Certes, voilà une organisation complète et un système établi d’ensemble sur des bases que l’on croit à la fois économiques et justes. La grande raison que l’on donne, quant à ce dernier point, c’est que les nègres seraient encore plus mal à la côte de Guinée qu’à Cuba, et que dès-lors ils n’ont pas le droit de se plaindre. Dieu me garde de sembler même contester ici la générosité, la noblesse et les autres grandes qualités du caractère castillan! j’en ai eu trop d’exemples pour mon compte, et je serais trop mal venu à mes propres yeux si je pouvais laisser le moindre doute à cet égard; mais l’impartialité exige pourtant que l’on dise ce que l’on a vu, ce que l’on a constaté soi-même par des observations attentives et répétées. D’ailleurs les Espagnols sont les premiers à convenir qu’ils ont dans leur organisation morale et physique certaine âpreté qui les rend moins sensibles que d’autres peuples à l’aspect des misères humaines. En rendant hommage à ce qui est chez eux noble et bon, nous ne saurions fléchir devant l’obligation de signaler ce qui nous paraît répréhensible. Or le système de gestion des habitations de Cuba nous parait exiger des réformes radicales aussi bien dans l’intérêt de l’humanité que dans celui des planteurs eux-mêmes. Je ne prétends pas que ce système soit pratiqué sans exceptions; mais c’est de l’application générale qu’il faut surtout se préoccuper[1].

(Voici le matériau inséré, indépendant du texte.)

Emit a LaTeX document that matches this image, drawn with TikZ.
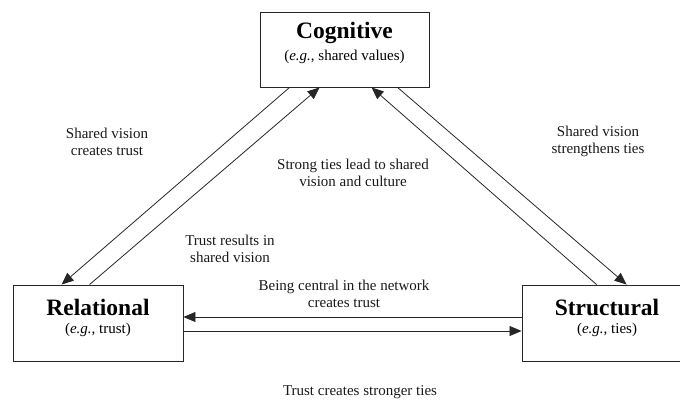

  1. Dans un article publié ici même, les Esclaves dans les Colonies espagnoles (livraison du 1er juin 1841), Mme la comtesse Merlin avait déjà parlé des condamnables rigueurs des majorales, et surtout de la férocité des contra-majorales, dont l’effet est d’exciter la révolte dans les ateliers exaspérés. Elle s’attachait cependant à faire ressortir ce qu’il y avait de paternel dans certaines lois relatives aux esclaves de Cuba et dans la conduite de certains maîtres vis-à-vis de leurs noirs. Qu’il y ait à Cuba, dans les villes surtout, des esclaves traités avec douceur, placés même dans une condition relativement presque heureuse, je suis loin de le contester; mais j’ai dû comparer le système espagnol en matière d’esclavage au système des Américains de l’Union, et l’avantage de l’humanité comme de la sagesse me parait appartenir sans le moindre doute à ces derniers.